What you have to do
Gather, from the listing beneath this task, every line holding the string "matplotlib".

Data
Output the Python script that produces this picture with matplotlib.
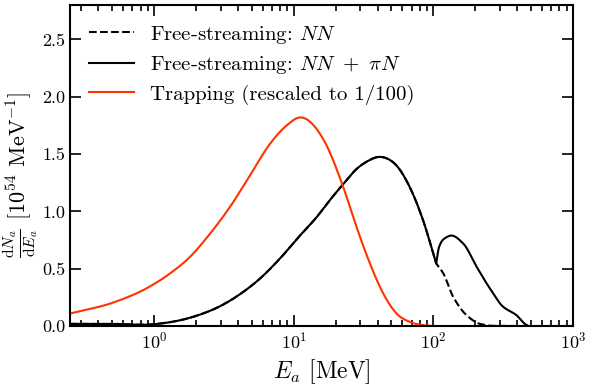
import matplotlib
matplotlib.use("Agg")
import matplotlib.pyplot as plt
import numpy as np

plt.rcParams["font.family"] = "serif"
plt.rcParams["font.serif"] = ["cmr10", "DejaVu Serif"]
plt.rcParams["mathtext.fontset"] = "cm"
plt.rcParams["axes.formatter.use_mathtext"] = True
plt.rcParams["axes.unicode_minus"] = False

# trapping spectrum (already rescaled to 1/100), energies in MeV
E_trap = [0.25, 0.51, 0.94, 1.30, 1.81, 2.52, 3.50, 4.87, 6.77, 8.91, 11.1, 16.3, 22.7, 28.2,
          35.2, 43.8, 54.6, 68, 85, 120, 200]
dN_trap = [0.11, 0.206, 0.348, 0.459, 0.604, 0.807, 1.04, 1.315, 1.59, 1.75, 1.82, 1.63, 1.21, 0.865,
           0.546, 0.285, 0.11, 0.037, 0.009, 0.0, 0.0]

# free-streaming, common part below the pion threshold
E_low = [0.25, 0.5, 1.0, 1.97, 2.97, 4.13, 5.74, 7.98, 11.1, 14.6, 18.2, 22.7, 28.2, 34, 40.3, 47, 54.6,
         68, 84.7, 105]
dN_low = [0.02, 0.02, 0.017, 0.087, 0.174, 0.279, 0.415, 0.59, 0.79, 0.95, 1.10, 1.24, 1.37, 1.44, 1.475,
          1.46, 1.40, 1.21, 0.92, 0.546]

# above threshold: NN + piN (solid)
E_all = [105, 110, 119, 135, 164, 204, 254, 316, 394, 453, 490, 1000]
dN_all = [0.546, 0.69, 0.76, 0.79, 0.72, 0.52, 0.33, 0.17, 0.096, 0.02, 0.0, 0.0]

# above threshold: NN only (dashed)
E_nn = [105, 118, 139, 173, 216, 268, 1000]
dN_nn = [0.546, 0.46, 0.255, 0.096, 0.02, 0.003, 0.0]


def smooth(x, y, n=400, monotone=True):
    # cubic Hermite interpolation in log(E)
    lx = np.log10(np.asarray(x, dtype=float))
    yy = np.asarray(y, dtype=float)
    h = np.diff(lx)
    d = np.diff(yy) / h
    if monotone:
        m = np.zeros_like(yy)
        m[0], m[-1] = d[0], d[-1]
        for i in range(1, len(yy) - 1):
            if d[i - 1] * d[i] > 0:
                w1 = 2 * h[i] + h[i - 1]
                w2 = h[i] + 2 * h[i - 1]
                m[i] = (w1 + w2) / (w1 / d[i - 1] + w2 / d[i])
    else:
        m = np.gradient(yy, lx)
    grid = np.linspace(lx[0], lx[-1], n)
    k = np.clip(np.searchsorted(lx, grid) - 1, 0, len(lx) - 2)
    t = (grid - lx[k]) / h[k]
    h00 = 2 * t**3 - 3 * t**2 + 1
    h10 = t**3 - 2 * t**2 + t
    h01 = -2 * t**3 + 3 * t**2
    h11 = t**3 - t**2
    out = h00 * yy[k] + h10 * h[k] * m[k] + h01 * yy[k + 1] + h11 * h[k] * m[k + 1]
    return 10**grid, np.clip(out, 0, None)


fig, ax = plt.subplots(figsize=(5.9, 3.86), dpi=100)
fig.subplots_adjust(left=0.1186, right=0.971, bottom=0.155, top=0.987)

x1, y1 = smooth(E_low, dN_low, monotone=False)
x2, y2 = smooth(E_all, dN_all)
x3, y3 = smooth(E_nn, dN_nn)

ax.plot(np.concatenate([x1, x3]), np.concatenate([y1, y3]), color="black", ls="--", lw=1.5,
        label=r"Free-streaming: $NN$")
ax.plot(np.concatenate([x1, x2]), np.concatenate([y1, y2]), color="black", lw=1.5,
        label=r"Free-streaming: $NN\ +\ \pi N$")
xt, yt = smooth(E_trap, dN_trap, monotone=False)
ax.plot(xt, yt, color="#ff3300", lw=1.5, label="Trapping (rescaled to 1/100)")

ax.set_xscale("log")
ax.set_xlim(0.25, 1000)
ax.set_ylim(0, 2.8)
ax.set_yticks([0, 0.5, 1.0, 1.5, 2.0, 2.5])
ax.set_yticklabels(["0.0", "0.5", "1.0", "1.5", "2.0", "2.5"])

ax.tick_params(which="both", direction="in", top=True, right=True, labelsize=13, width=1.2)
ax.tick_params(which="major", length=8)
ax.tick_params(which="minor", length=4)
for s in ax.spines.values():
    s.set_linewidth(1.5)

ax.set_xlabel(r"$E_a$ [MeV]", fontsize=17)
ax.set_ylabel(r"$\frac{\mathrm{d}N_a}{\mathrm{d}E_a}$ [$10^{54}$ MeV$^{-1}$]", fontsize=16)
ax.yaxis.set_label_coords(-0.06, 0.47)

ax.legend(loc="upper left", frameon=False, fontsize=15, handlelength=2.15, labelspacing=0.4,
          borderaxespad=0.5)

plt.savefig("out.png", dpi=100)
plt.close()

Answer to the task
Output the Python script that produces this picture with matplotlib.
import matplotlib
matplotlib.use("Agg")
import matplotlib.pyplot as plt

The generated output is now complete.